§ **Short exercise**
Copy word for word the lines in the records below, starting at the line with "Reproduce this chart" and ending at the line with "rib_base_x = [1.0, 1.0]". Skip the pictures.

^^^^

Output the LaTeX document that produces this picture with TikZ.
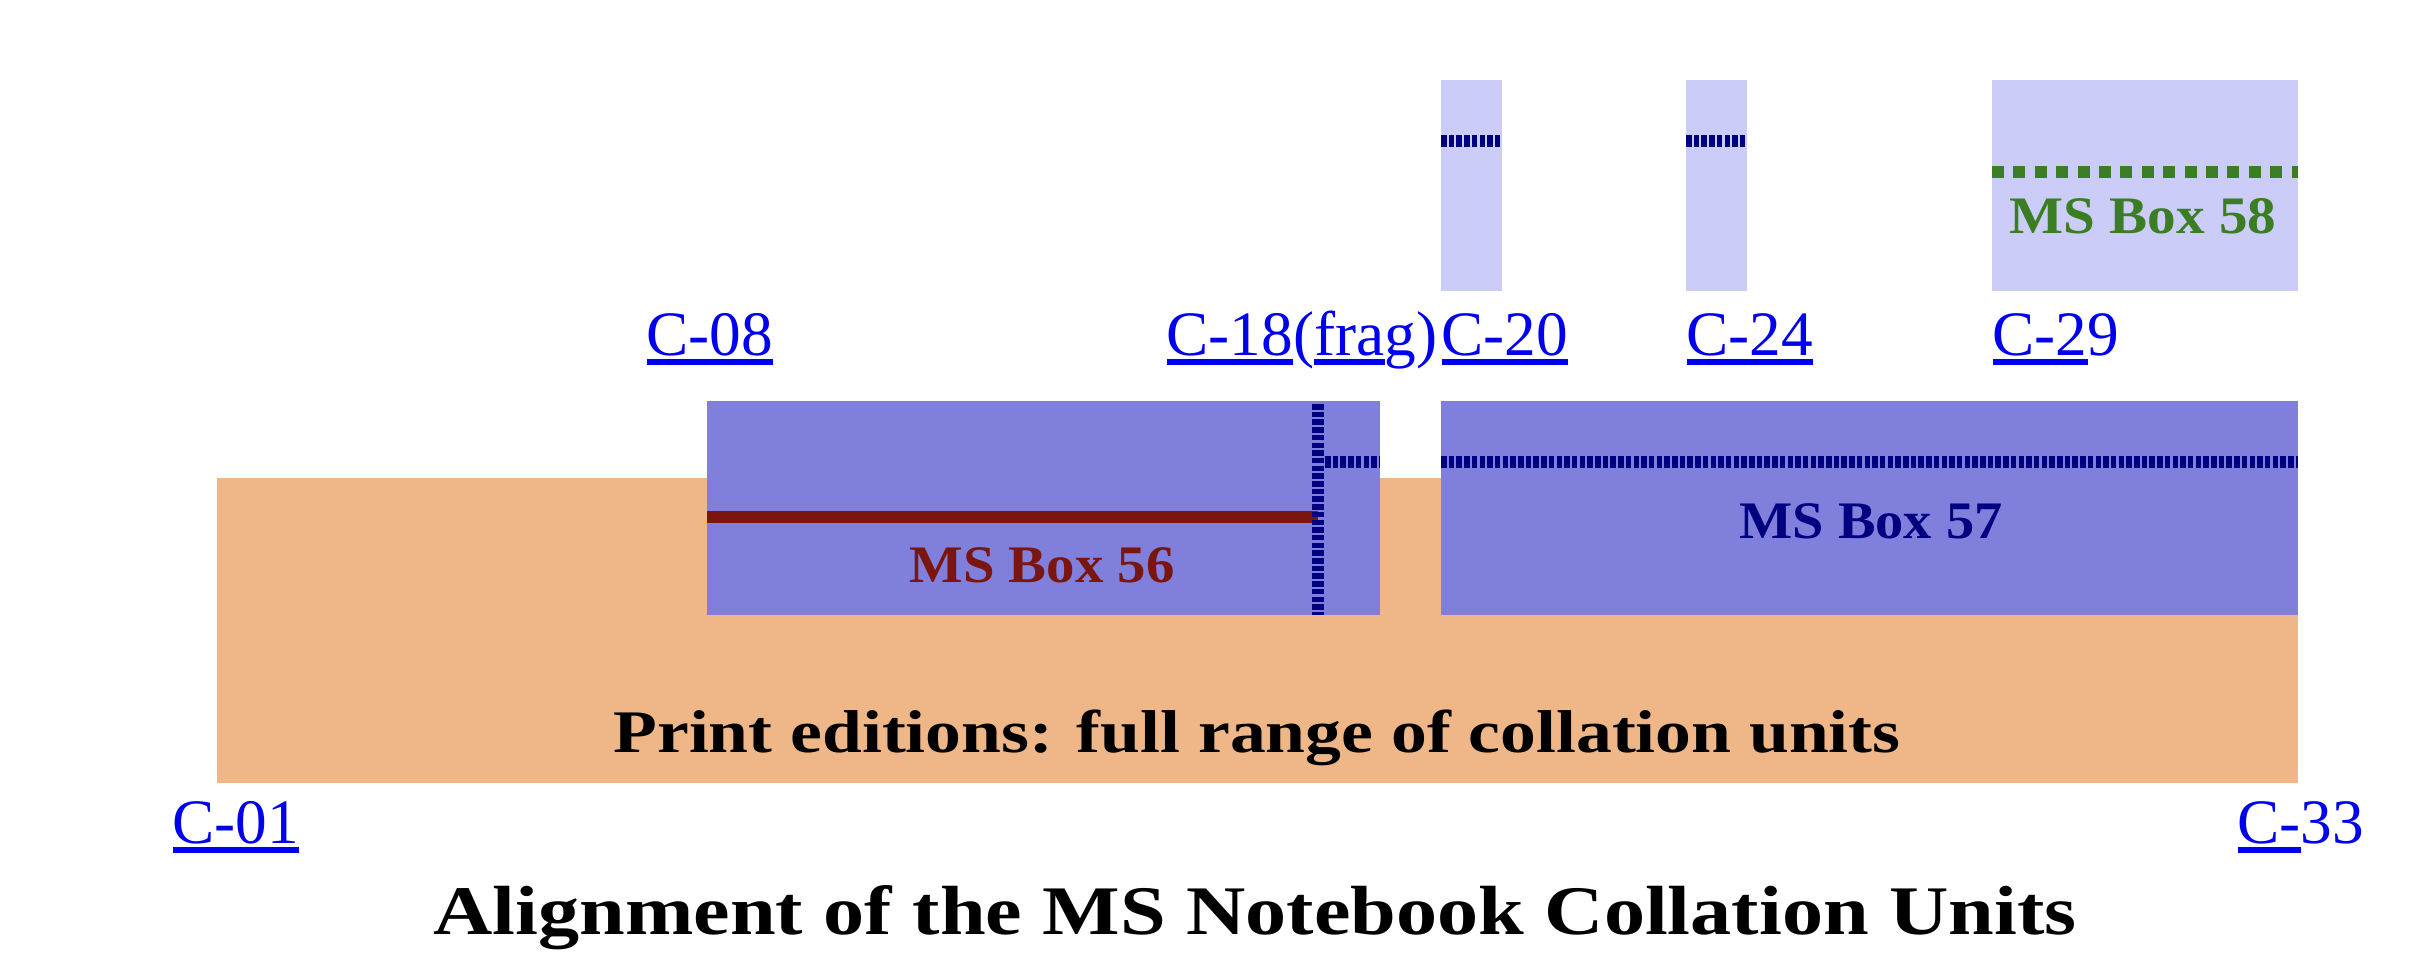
\documentclass[tikz,border=0pt]{standalone}
\usepackage{fontspec}
\setmainfont{Liberation Serif}
\usepackage{graphicx}
\definecolor{printc}{HTML}{EFB787}
\definecolor{msdark}{HTML}{807FDB}
\definecolor{mslight}{HTML}{CCCCF8}
\definecolor{navyc}{HTML}{000080}
\definecolor{redc}{HTML}{7A1510}
\definecolor{greenc}{HTML}{3A7D22}
\definecolor{linkc}{HTML}{0000EE}
\newcommand\lnk[1]{\setbox0\hbox{#1}\rlap{\rule[-0.95mm]{\wd0}{0.6mm}}\box0\relax}
\newcommand\fitw[2]{\resizebox{#1}{\height}{\bfseries #2}}
\tikzset{
  cref/.style={anchor=base west, inner sep=0pt, text=linkc, font=\fontsize{18pt}{20pt}\selectfont},
  boxlabel/.style={anchor=base, inner sep=0pt, font=\fontsize{15pt}{18pt}\selectfont},
  navydots/.style={draw=navyc, line width=1.2mm, dash pattern=on 0.55mm off 0.22mm},
}
\begin{document}
\begin{tikzpicture}[x=0.1mm,y=-0.1mm]
\useasboundingbox (0,0) rectangle (2430,966);
% print editions
\fill[printc] (217,478) rectangle (2298,783);
% MS boxes 56 / 57
\fill[msdark] (707,401) rectangle (1380,615);
\fill[msdark] (1441,401) rectangle (2298,615);
% light boxes
\fill[mslight] (1441,80) rectangle (1502,291);
\fill[mslight] (1686,80) rectangle (1747,291);
\fill[mslight] (1992,80) rectangle (2298,291);
% lines
\draw[redc, line width=1.2mm] (707,517) -- (1318,517);
\draw[navydots] (1318,404) -- (1318,615);
\draw[navydots] (1325,462) -- (1380,462);
\draw[navydots] (1441,462) -- (2298,462);
\draw[navydots] (1441,141) -- (1502,141);
\draw[navydots] (1686,141) -- (1747,141);
\draw[greenc, line width=1.2mm, dash pattern=on 1.2mm off 0.94mm] (1992,172) -- (2298,172);
% box labels
\node[boxlabel, text=redc] (ms56) at (1042,582) {\fitw{26.5mm}{MS Box 56}};
\node[boxlabel, text=navyc] (ms57) at (1871,538) {\fitw{26.3mm}{MS Box 57}};
\node[boxlabel, text=greenc] (ms58) at (2143,233) {\fitw{26.7mm}{MS Box 58}};
\node[anchor=base, inner sep=0pt, font=\fontsize{17.2pt}{20pt}\selectfont] (print) at (1257,752) {\fitw{128.7mm}{Print editions: full range of collation units}};
% collation unit links
\node[cref] (c08) at (646,355) {\lnk{C-08}};
\node[cref] (c18) at (1166,355) {\lnk{C-18}(\lnk{fra}g)};
\node[cref] (c20) at (1441,355) {\lnk{C-20}};
\node[cref] (c24) at (1686,355) {\lnk{C-24}};
\node[cref] (c29) at (1992,355) {\lnk{C-2}9};
\node[cref] (c01) at (172,843) {\lnk{C-01}};
\node[cref] (c33) at (2237,843) {\lnk{C-}33};
% title
\node[anchor=base, inner sep=0pt, font=\fontsize{19.8pt}{24pt}\selectfont] (title) at (1255,934) {\fitw{164.3mm}{Alignment of the MS Notebook Collation Units}};
\end{tikzpicture}
\end{document}
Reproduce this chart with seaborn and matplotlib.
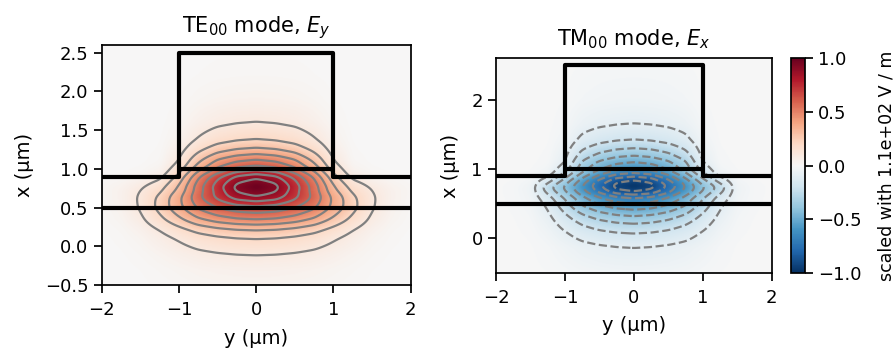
import numpy as np
import matplotlib
matplotlib.use("Agg")
import matplotlib.pyplot as plt
import seaborn as sns

# ---------------- data ----------------
# vertical (x) profile of |field| along y = 0, normalised to the peak
te_x_pos = [-0.5, -0.3, -0.11, 0.10, 0.21, 0.28, 0.345, 0.43, 0.52, 0.58, 0.64, 0.76,
            0.88, 0.935, 0.98, 1.04, 1.12, 1.19, 1.27, 1.378, 1.60, 1.90, 2.20, 2.60]
te_x_val = [0.03, 0.05, 0.10, 0.20, 0.30, 0.40, 0.50, 0.60, 0.70, 0.80, 0.90, 1.00,
            0.90, 0.80, 0.70, 0.60, 0.50, 0.40, 0.30, 0.20, 0.10, 0.04, 0.015, 0.005]
tm_x_pos = [-0.5, -0.13, 0.07, 0.21, 0.32, 0.41, 0.50, 0.58, 0.63, 0.67, 0.755,
            0.84, 0.89, 0.94, 1.00, 1.10, 1.19, 1.30, 1.42, 1.65, 2.00, 2.60]
tm_x_val = [0.04, 0.10, 0.20, 0.30, 0.40, 0.50, 0.60, 0.70, 0.80, 0.90, 1.00,
            0.90, 0.80, 0.70, 0.60, 0.50, 0.40, 0.30, 0.20, 0.10, 0.04, 0.01]

# horizontal (|y|) profiles, read in each layer (substrate, slab middle, slab top, rib)
y_nodes = [0.0, 0.25, 0.5, 0.75, 1.0, 1.25, 1.5, 1.75, 2.0]
layer_x = [0.5, 0.73, 0.95, 1.1]
te_y_sub = [1.0, 0.97, 0.89, 0.76, 0.55, 0.34, 0.16, 0.06, 0.02]
te_y_mid = [1.0, 0.94, 0.76, 0.56, 0.33, 0.18, 0.10, 0.045, 0.02]
te_y_top = [1.0, 0.94, 0.77, 0.55, 0.25, 0.06, 0.02, 0.008, 0.003]
te_y_rib = [1.0, 0.94, 0.80, 0.54, 0.20, 0.03, 0.008, 0.003, 0.0]
tm_y_sub = [1.0, 0.96, 0.86, 0.70, 0.45, 0.20, 0.06, 0.02, 0.005]
tm_y_mid = [1.0, 0.95, 0.79, 0.605, 0.43, 0.27, 0.05, 0.015, 0.005]
tm_y_top = [1.0, 0.95, 0.80, 0.58, 0.30, 0.06, 0.015, 0.005, 0.0]
tm_y_rib = [1.0, 0.95, 0.83, 0.62, 0.20, 0.03, 0.008, 0.003, 0.0]
te_sign = 1.0
tm_sign = -1.0

# waveguide outline (y, x) in µm
slab_bottom_y = [-2, 2]
slab_bottom_x = [0.5, 0.5]
rib_y = [-2, -1, -1, 1, 1, 2]
rib_x = [0.9, 0.9, 2.5, 2.5, 0.9, 0.9]
rib_base_y = [-1, 1]
rib_base_x = [1.0, 1.0]

levels = [0.1, 0.2, 0.3, 0.4, 0.5, 0.6, 0.7, 0.8, 0.9]
titles = ["TE$_{00}$ mode, $E_y$", "TM$_{00}$ mode, $E_x$"]
cbar_label = "scaled with 1.1e+02 V / m"

# ---------------- build the field maps ----------------
yg = np.linspace(-2, 2, 401)
xg = np.linspace(-0.5, 2.6, 311)


def blur(a, s):
    r = int(3 * s)
    k = np.exp(-0.5 * (np.arange(-r, r + 1) / s) ** 2)
    k /= k.sum()
    p = np.pad(a, r, mode="edge")
    p = np.apply_along_axis(lambda v: np.convolve(v, k, mode="valid"), 0, p)
    p = np.apply_along_axis(lambda v: np.convolve(v, k, mode="valid"), 1, p)
    return p


def field(xpos, xval, profiles, sign):
    fx = np.interp(xg, xpos, xval)
    P = np.array(profiles)
    Gn = np.stack([np.interp(xg, layer_x, P[:, j]) for j in range(P.shape[1])], axis=1)
    ay = np.abs(yg)
    G = np.stack([np.interp(ay, y_nodes, Gn[i]) for i in range(len(xg))])
    return sign * blur(fx[:, None] * G, 3.0)


F_te = field(te_x_pos, te_x_val, [te_y_sub, te_y_mid, te_y_top, te_y_rib], te_sign)
F_tm = field(tm_x_pos, tm_x_val, [tm_y_sub, tm_y_mid, tm_y_top, tm_y_rib], tm_sign)

# ---------------- plot ----------------
sns.set_theme(context="notebook", style="ticks")
plt.rcParams.update({"font.family": ["DejaVu Sans"], "axes.linewidth": 1.25,
                     "text.color": "black", "axes.labelcolor": "black",
                     "xtick.color": "black", "ytick.color": "black",
                     "axes.edgecolor": "black",
                     "xtick.major.width": 1.25, "ytick.major.width": 1.25,
                     "xtick.major.size": 6, "ytick.major.size": 6,
                     "xtick.major.pad": 5.5, "ytick.major.pad": 3.5,
                     "xtick.labelsize": 13, "ytick.labelsize": 13,
                     "axes.labelsize": 14, "axes.titlesize": 15})
cmap = sns.color_palette("RdBu_r", as_cmap=True)

fig = plt.figure(figsize=(8.94, 3.51), dpi=100)
ax1 = fig.add_axes([0.1138, 0.188, 0.3456, 0.684])
ax2 = fig.add_axes([0.5548, 0.2231, 0.3084, 0.6108])
cax = fig.add_axes([0.8848, 0.2222, 0.0157, 0.6125])

for ax, F, title in [(ax1, F_te, titles[0]), (ax2, F_tm, titles[1])]:
    im = ax.imshow(F, origin="lower", extent=[-2, 2, -0.5, 2.6], cmap=cmap,
                   vmin=-1, vmax=1, aspect="auto", interpolation="bilinear")
    lv = levels if F.max() > 0.5 else [-l for l in levels[::-1]]
    ax.contour(yg, xg, F, levels=lv, colors="gray", linewidths=1.6)
    ax.plot(slab_bottom_y, slab_bottom_x, color="black", lw=3)
    ax.plot(rib_y, rib_x, color="black", lw=3)
    ax.plot(rib_base_y, rib_base_x, color="black", lw=3)
    ax.set_xlim(-2, 2)
    ax.set_ylim(-0.5, 2.6)
    ax.set_xticks([-2, -1, 0, 1, 2])
    ax.set_xlabel("y (µm)", labelpad=7)
    ax.set_ylabel("x (µm)", labelpad=8)
    ax.set_title(title, pad=9)

ax1.set_yticks([-0.5, 0.0, 0.5, 1.0, 1.5, 2.0, 2.5])
ax2.set_yticks([0, 1, 2])

cb = fig.colorbar(im, cax=cax, ticks=[-1, -0.5, 0, 0.5, 1])
cb.set_label(cbar_label, fontsize=12.5, labelpad=11)
cb.outline.set_linewidth(1.25)

fig.savefig("out.png", dpi=100)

^^^^

§ **Full response**
Reproduce this chart with seaborn and matplotlib.
import numpy as np
import matplotlib
matplotlib.use("Agg")
import matplotlib.pyplot as plt
import seaborn as sns

# ---------------- data ----------------
# vertical (x) profile of |field| along y = 0, normalised to the peak
te_x_pos = [-0.5, -0.3, -0.11, 0.10, 0.21, 0.28, 0.345, 0.43, 0.52, 0.58, 0.64, 0.76,
            0.88, 0.935, 0.98, 1.04, 1.12, 1.19, 1.27, 1.378, 1.60, 1.90, 2.20, 2.60]
te_x_val = [0.03, 0.05, 0.10, 0.20, 0.30, 0.40, 0.50, 0.60, 0.70, 0.80, 0.90, 1.00,
            0.90, 0.80, 0.70, 0.60, 0.50, 0.40, 0.30, 0.20, 0.10, 0.04, 0.015, 0.005]
tm_x_pos = [-0.5, -0.13, 0.07, 0.21, 0.32, 0.41, 0.50, 0.58, 0.63, 0.67, 0.755,
            0.84, 0.89, 0.94, 1.00, 1.10, 1.19, 1.30, 1.42, 1.65, 2.00, 2.60]
tm_x_val = [0.04, 0.10, 0.20, 0.30, 0.40, 0.50, 0.60, 0.70, 0.80, 0.90, 1.00,
            0.90, 0.80, 0.70, 0.60, 0.50, 0.40, 0.30, 0.20, 0.10, 0.04, 0.01]

# horizontal (|y|) profiles, read in each layer (substrate, slab middle, slab top, rib)
y_nodes = [0.0, 0.25, 0.5, 0.75, 1.0, 1.25, 1.5, 1.75, 2.0]
layer_x = [0.5, 0.73, 0.95, 1.1]
te_y_sub = [1.0, 0.97, 0.89, 0.76, 0.55, 0.34, 0.16, 0.06, 0.02]
te_y_mid = [1.0, 0.94, 0.76, 0.56, 0.33, 0.18, 0.10, 0.045, 0.02]
te_y_top = [1.0, 0.94, 0.77, 0.55, 0.25, 0.06, 0.02, 0.008, 0.003]
te_y_rib = [1.0, 0.94, 0.80, 0.54, 0.20, 0.03, 0.008, 0.003, 0.0]
tm_y_sub = [1.0, 0.96, 0.86, 0.70, 0.45, 0.20, 0.06, 0.02, 0.005]
tm_y_mid = [1.0, 0.95, 0.79, 0.605, 0.43, 0.27, 0.05, 0.015, 0.005]
tm_y_top = [1.0, 0.95, 0.80, 0.58, 0.30, 0.06, 0.015, 0.005, 0.0]
tm_y_rib = [1.0, 0.95, 0.83, 0.62, 0.20, 0.03, 0.008, 0.003, 0.0]
te_sign = 1.0
tm_sign = -1.0

# waveguide outline (y, x) in µm
slab_bottom_y = [-2, 2]
slab_bottom_x = [0.5, 0.5]
rib_y = [-2, -1, -1, 1, 1, 2]
rib_x = [0.9, 0.9, 2.5, 2.5, 0.9, 0.9]
rib_base_y = [-1, 1]
rib_base_x = [1.0, 1.0]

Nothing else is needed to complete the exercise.